What Real Meal Prep Can Steal From Stardew Valley
The useful part, beneath the sarcasm compost pile, is that Stardew Valley is basically a masterclass in making chores tolerable.
Start smaller. Do not meal prep seven full meals like you are provisioning a bunker for beige apocalypse. Prep one component: rice, roasted vegetables, boiled eggs, chopped fruit, sauce, beans, marinated tofu, cooked chicken. Stardew does not make you build the greenhouse on day one. It hands you parsnips and lets you feel powerful.
Make progress visible. Use clear containers. Label things. Put ready-to-eat food at eye level. Harvard’s meal prep guide specifically recommends labeling freezer items and keeping perishable foods visible so they actually get used, because the back of the fridge is where vegetables go to become folklore.
Add rewards. Not fake rewards like “the reward is health.” Please. That is long-term shareholder value for your bloodstream. Add actual rewards: a good sauce, a favorite snack, better coffee, a podcast, a playlist, a show you only watch while cooking.
Automate one thing. Buy pre-washed greens. Use frozen vegetables. Get rotisserie chicken. Use canned beans. This is not cheating. Cheating is what billionaires do with taxes. This is surviving dinner.
Make it modular. Stardew ingredients become different things. Your real food should too. Rice can become bowls, fried rice, burritos, soup filler, or breakfast rice with an egg. One roasted vegetable tray can become sides, salads, wraps, omelets, or evidence that you tried.
The Pixel Cow Is a Design Lesson, Not a Moral Failure
The embarrassing truth is that you do not prefer pixel cows because you hate responsibility. You prefer them because Stardew Valley makes responsibility legible, rewarding, optional-feeling, and adorable. Real meal prep makes responsibility feel like unpaid project management performed under fluorescent refrigerator light.

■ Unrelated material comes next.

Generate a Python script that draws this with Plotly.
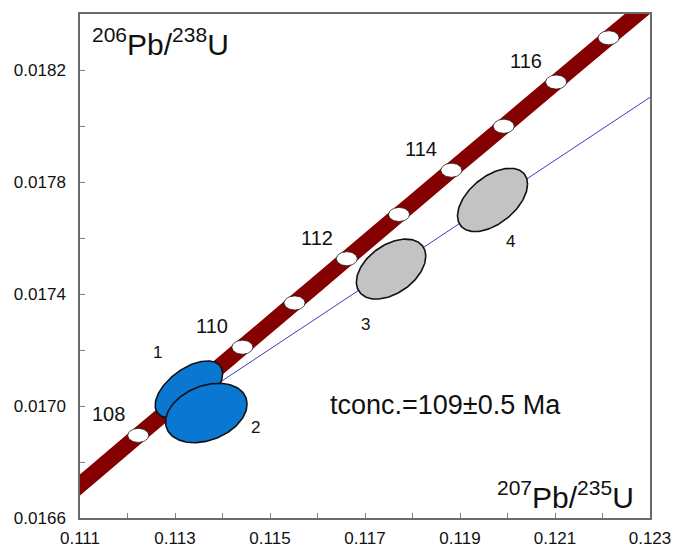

The game gives autonomy. Real life gives obligation. The game gives feedback. Real life gives dishes. The game gives progress. Real life gives a leaking bag of cilantro you bought for one recipe and then abandoned like a coward.
So yes, you would rather milk a pixel cow than meal prep for the week. Of course you would. The cow is cute. The task is clear. The reward is instant. Nobody asks you to sanitize a cutting board afterward. The cow never tells you that cooked fish should only be kept for a few days. The cow simply stands there, generous and rectangular, waiting for you to continue your tiny dairy empire.
Meal prep can learn from that.
Make it smaller. Make it prettier. Make it rewarding. Make it less like a punishment issued by a wellness committee that hates joy.
Because the goal is not to become the kind of person who loves Sunday meal prep. Let’s not become unwell.
The goal is to make real food just satisfying enough that your fridge stops looking like a side quest you keep failing.